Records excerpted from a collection
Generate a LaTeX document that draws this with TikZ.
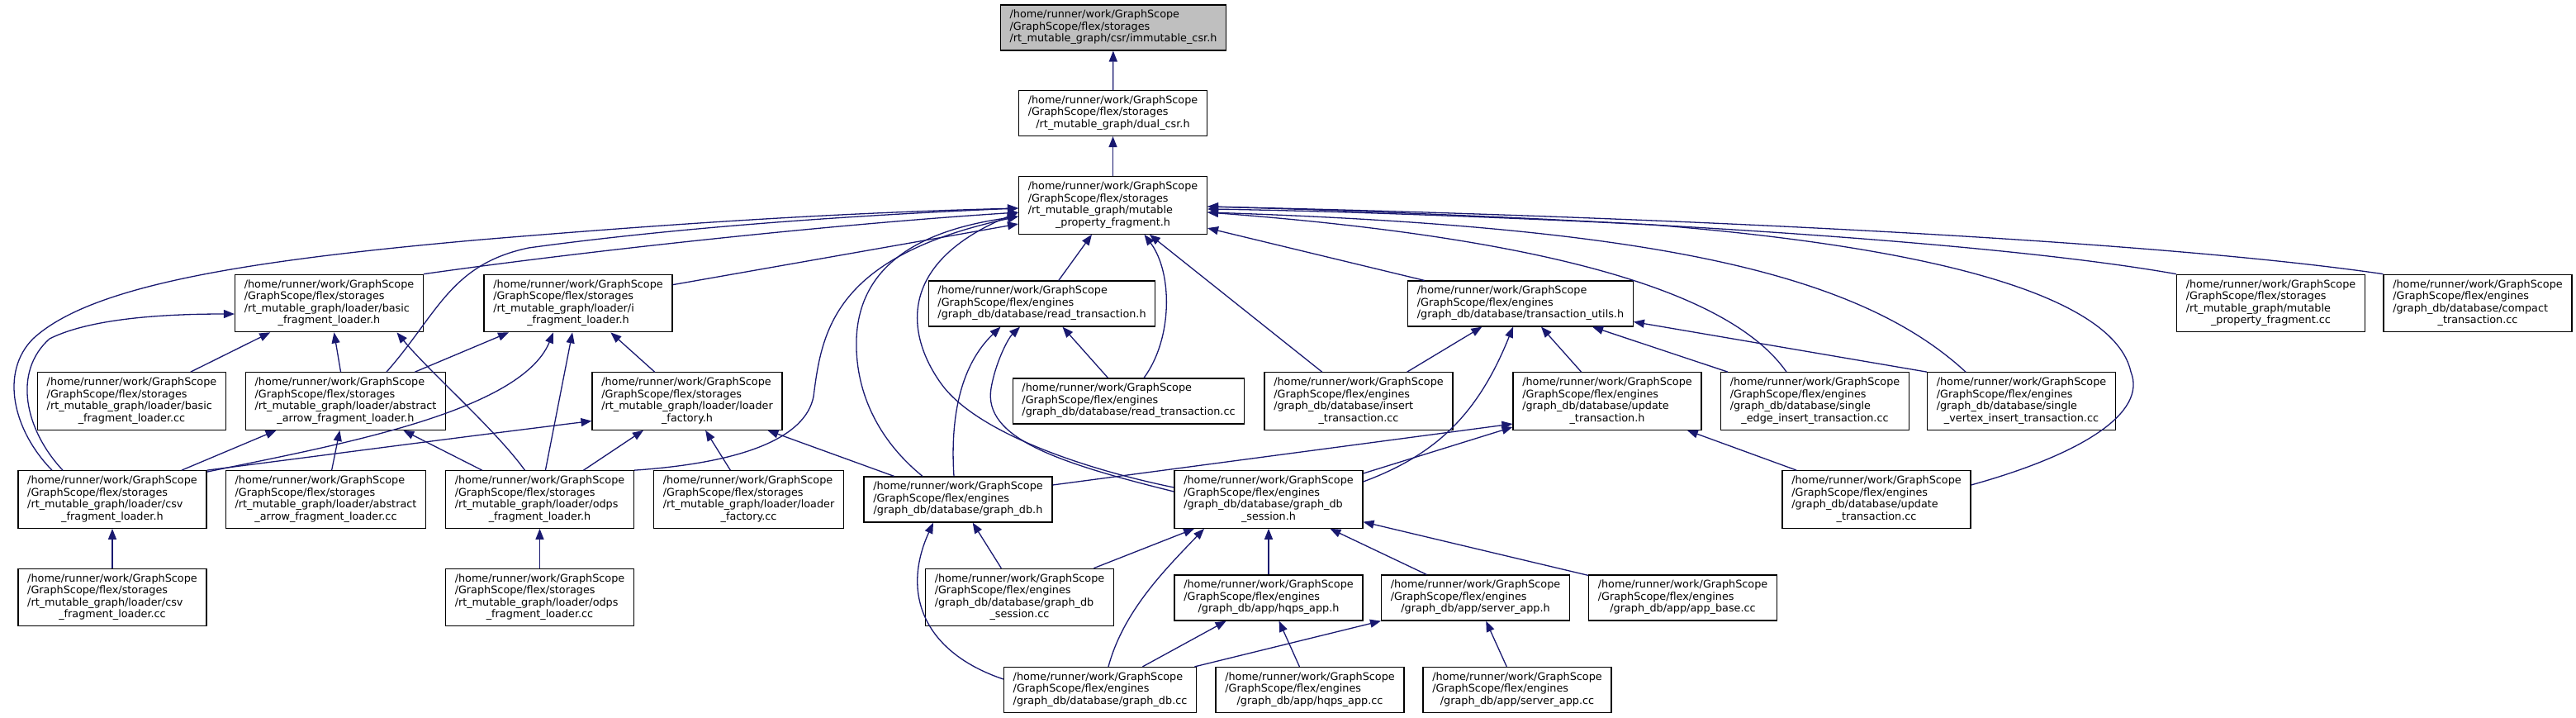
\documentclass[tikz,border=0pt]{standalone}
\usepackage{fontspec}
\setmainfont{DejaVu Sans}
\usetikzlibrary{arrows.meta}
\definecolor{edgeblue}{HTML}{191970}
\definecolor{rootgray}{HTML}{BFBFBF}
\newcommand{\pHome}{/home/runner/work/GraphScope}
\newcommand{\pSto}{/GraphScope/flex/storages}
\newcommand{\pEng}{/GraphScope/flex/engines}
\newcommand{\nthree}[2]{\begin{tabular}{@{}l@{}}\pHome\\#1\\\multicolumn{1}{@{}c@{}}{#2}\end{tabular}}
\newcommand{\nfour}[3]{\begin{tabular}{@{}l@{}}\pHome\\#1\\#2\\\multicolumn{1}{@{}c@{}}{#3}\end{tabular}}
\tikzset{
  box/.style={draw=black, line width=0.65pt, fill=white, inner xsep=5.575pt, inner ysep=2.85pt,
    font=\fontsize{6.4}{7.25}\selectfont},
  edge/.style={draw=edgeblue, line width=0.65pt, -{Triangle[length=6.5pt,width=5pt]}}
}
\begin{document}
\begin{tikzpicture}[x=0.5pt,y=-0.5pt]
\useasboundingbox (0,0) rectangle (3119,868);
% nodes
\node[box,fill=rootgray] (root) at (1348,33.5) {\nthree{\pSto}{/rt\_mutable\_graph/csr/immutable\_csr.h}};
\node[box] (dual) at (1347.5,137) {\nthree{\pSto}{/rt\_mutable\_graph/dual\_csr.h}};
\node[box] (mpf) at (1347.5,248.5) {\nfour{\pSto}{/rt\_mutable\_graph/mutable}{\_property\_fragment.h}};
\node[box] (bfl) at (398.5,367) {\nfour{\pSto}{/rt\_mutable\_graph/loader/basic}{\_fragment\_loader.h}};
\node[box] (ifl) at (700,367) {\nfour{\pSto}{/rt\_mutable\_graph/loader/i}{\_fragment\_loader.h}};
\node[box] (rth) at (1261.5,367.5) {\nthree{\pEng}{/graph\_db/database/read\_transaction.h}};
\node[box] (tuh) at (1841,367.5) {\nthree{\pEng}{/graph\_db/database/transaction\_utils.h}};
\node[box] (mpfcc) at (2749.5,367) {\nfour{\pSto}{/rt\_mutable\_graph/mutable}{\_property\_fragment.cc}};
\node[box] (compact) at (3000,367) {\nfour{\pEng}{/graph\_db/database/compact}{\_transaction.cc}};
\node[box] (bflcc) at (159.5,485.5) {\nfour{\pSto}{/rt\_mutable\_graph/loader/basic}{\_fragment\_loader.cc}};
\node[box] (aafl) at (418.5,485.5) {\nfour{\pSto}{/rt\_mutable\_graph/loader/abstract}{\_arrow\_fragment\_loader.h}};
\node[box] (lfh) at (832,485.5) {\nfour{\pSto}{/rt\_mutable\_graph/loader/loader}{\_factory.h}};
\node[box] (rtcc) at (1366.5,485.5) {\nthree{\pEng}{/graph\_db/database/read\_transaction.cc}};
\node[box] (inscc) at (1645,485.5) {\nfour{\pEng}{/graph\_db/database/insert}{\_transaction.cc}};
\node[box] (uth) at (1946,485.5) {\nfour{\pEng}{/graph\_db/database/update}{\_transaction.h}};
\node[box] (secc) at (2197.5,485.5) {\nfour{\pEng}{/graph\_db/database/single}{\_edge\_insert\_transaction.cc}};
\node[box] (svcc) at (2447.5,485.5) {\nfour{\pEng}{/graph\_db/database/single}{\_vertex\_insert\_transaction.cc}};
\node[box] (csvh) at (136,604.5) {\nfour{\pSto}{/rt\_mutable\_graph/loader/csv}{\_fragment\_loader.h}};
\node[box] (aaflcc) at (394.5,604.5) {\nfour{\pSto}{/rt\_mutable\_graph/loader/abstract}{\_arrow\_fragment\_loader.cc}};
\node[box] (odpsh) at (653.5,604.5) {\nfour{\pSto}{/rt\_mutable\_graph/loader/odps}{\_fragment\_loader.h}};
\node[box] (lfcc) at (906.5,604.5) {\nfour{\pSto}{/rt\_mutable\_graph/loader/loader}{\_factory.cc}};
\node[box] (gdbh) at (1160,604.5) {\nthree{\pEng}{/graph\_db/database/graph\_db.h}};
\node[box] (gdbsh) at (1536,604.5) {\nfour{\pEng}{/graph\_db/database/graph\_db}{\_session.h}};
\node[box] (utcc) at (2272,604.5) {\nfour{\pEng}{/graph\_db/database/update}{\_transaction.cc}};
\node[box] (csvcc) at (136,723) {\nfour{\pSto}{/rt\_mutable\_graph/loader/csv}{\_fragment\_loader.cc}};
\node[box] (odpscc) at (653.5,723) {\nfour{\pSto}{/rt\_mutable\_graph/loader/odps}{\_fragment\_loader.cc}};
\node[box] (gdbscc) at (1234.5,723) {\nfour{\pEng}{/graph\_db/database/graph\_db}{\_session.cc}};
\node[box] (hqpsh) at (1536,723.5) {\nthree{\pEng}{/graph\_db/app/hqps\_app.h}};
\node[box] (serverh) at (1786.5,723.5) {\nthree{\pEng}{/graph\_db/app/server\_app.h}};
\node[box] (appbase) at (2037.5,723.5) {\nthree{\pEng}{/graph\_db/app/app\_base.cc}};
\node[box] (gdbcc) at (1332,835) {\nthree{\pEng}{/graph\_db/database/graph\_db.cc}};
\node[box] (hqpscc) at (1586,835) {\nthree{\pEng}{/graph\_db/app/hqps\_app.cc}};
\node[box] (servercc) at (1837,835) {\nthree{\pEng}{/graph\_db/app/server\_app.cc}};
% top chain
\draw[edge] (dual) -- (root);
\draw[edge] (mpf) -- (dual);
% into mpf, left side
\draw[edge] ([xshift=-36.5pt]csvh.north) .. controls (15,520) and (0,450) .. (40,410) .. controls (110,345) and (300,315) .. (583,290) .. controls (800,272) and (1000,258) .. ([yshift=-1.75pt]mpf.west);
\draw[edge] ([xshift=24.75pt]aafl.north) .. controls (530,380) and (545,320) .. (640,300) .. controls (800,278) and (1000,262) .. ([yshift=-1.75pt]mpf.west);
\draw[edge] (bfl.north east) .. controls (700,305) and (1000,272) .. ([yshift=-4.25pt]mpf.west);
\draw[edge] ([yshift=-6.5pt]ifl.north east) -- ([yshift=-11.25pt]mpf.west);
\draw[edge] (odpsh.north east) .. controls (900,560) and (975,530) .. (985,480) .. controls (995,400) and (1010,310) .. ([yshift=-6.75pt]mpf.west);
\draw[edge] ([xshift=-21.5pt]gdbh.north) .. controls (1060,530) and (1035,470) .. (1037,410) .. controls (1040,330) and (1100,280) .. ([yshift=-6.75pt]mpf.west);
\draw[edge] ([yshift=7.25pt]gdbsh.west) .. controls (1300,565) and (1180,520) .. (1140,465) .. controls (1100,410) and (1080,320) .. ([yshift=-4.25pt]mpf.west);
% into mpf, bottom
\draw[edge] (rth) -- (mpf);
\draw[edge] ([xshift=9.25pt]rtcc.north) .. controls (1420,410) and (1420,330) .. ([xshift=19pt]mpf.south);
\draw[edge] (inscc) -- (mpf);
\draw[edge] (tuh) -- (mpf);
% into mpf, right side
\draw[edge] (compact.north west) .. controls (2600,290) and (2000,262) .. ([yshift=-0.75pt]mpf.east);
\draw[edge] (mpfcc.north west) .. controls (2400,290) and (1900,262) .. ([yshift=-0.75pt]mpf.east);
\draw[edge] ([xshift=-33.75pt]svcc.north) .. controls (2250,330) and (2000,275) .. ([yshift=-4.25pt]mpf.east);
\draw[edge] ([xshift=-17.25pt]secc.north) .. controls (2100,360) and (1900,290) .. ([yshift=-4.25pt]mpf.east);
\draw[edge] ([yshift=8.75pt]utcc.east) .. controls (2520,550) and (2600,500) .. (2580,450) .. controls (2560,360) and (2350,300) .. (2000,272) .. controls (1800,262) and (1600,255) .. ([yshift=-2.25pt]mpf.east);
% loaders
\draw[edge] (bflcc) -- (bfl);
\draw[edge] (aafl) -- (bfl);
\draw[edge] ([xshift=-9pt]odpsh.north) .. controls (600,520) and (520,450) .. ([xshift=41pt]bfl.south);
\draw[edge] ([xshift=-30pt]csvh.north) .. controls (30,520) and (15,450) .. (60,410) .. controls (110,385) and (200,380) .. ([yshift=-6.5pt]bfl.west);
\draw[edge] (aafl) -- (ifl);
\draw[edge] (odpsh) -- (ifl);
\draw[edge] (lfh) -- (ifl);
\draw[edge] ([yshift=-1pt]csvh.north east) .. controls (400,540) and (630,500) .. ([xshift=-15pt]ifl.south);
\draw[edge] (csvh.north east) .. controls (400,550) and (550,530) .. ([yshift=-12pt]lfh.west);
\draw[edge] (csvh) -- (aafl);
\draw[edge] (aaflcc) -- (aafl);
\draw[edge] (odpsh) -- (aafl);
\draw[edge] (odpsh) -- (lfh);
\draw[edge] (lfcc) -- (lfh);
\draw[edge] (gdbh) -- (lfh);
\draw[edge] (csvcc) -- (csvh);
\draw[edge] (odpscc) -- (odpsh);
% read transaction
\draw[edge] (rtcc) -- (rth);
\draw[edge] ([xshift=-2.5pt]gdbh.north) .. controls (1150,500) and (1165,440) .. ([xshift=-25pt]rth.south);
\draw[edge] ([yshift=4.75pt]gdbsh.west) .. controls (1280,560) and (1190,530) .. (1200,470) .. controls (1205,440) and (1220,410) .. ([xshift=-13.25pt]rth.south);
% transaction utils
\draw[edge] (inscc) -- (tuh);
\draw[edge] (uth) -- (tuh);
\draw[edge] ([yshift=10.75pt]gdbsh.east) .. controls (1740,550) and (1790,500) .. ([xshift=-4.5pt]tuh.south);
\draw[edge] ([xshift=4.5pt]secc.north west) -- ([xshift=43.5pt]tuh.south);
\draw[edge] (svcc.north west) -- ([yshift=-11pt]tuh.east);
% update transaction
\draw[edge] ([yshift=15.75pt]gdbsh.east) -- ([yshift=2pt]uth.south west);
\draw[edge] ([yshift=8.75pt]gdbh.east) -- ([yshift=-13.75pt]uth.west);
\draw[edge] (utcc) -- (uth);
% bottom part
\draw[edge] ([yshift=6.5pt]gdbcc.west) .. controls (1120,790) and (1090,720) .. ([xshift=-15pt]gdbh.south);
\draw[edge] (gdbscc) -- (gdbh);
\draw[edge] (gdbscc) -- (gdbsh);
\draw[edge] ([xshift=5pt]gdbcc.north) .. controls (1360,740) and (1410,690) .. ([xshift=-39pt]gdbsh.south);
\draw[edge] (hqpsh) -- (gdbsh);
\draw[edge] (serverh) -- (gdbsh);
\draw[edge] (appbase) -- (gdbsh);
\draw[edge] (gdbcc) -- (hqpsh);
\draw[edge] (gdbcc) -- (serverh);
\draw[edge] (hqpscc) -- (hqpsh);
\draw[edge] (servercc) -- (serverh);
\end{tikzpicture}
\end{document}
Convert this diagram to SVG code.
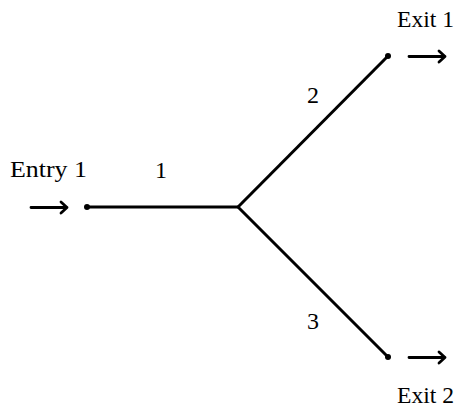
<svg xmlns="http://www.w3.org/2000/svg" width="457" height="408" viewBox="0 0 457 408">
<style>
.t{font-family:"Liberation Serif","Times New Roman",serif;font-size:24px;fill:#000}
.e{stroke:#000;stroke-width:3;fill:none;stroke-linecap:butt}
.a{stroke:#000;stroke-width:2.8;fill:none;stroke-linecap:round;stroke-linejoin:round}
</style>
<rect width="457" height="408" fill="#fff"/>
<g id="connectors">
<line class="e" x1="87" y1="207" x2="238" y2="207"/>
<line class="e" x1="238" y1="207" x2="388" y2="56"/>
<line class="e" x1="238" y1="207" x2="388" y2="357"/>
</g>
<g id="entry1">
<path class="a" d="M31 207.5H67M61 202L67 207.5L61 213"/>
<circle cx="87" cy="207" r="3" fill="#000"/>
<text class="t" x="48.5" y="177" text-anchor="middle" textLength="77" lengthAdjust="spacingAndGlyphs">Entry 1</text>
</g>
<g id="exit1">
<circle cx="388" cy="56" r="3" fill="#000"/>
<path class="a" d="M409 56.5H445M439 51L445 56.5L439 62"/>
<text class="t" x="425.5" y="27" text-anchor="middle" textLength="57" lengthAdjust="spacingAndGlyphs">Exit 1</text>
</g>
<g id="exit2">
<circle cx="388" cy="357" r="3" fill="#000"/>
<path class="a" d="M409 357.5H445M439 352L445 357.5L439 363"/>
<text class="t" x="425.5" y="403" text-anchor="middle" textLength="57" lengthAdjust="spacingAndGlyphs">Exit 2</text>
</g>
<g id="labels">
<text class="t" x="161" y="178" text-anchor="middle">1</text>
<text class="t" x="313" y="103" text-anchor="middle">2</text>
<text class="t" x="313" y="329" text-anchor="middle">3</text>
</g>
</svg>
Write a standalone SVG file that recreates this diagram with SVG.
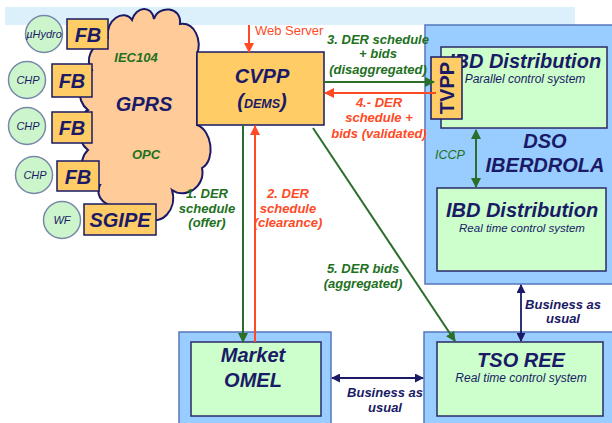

▶ **INSTRUCTION**
Gather all lines from the listing above in which "with" occurs.

▶ **RESPONSE TO THIS EXERCISE**
Generate a LaTeX document that draws this with TikZ.
Write a standalone SVG file that recreates this diagram with SVG.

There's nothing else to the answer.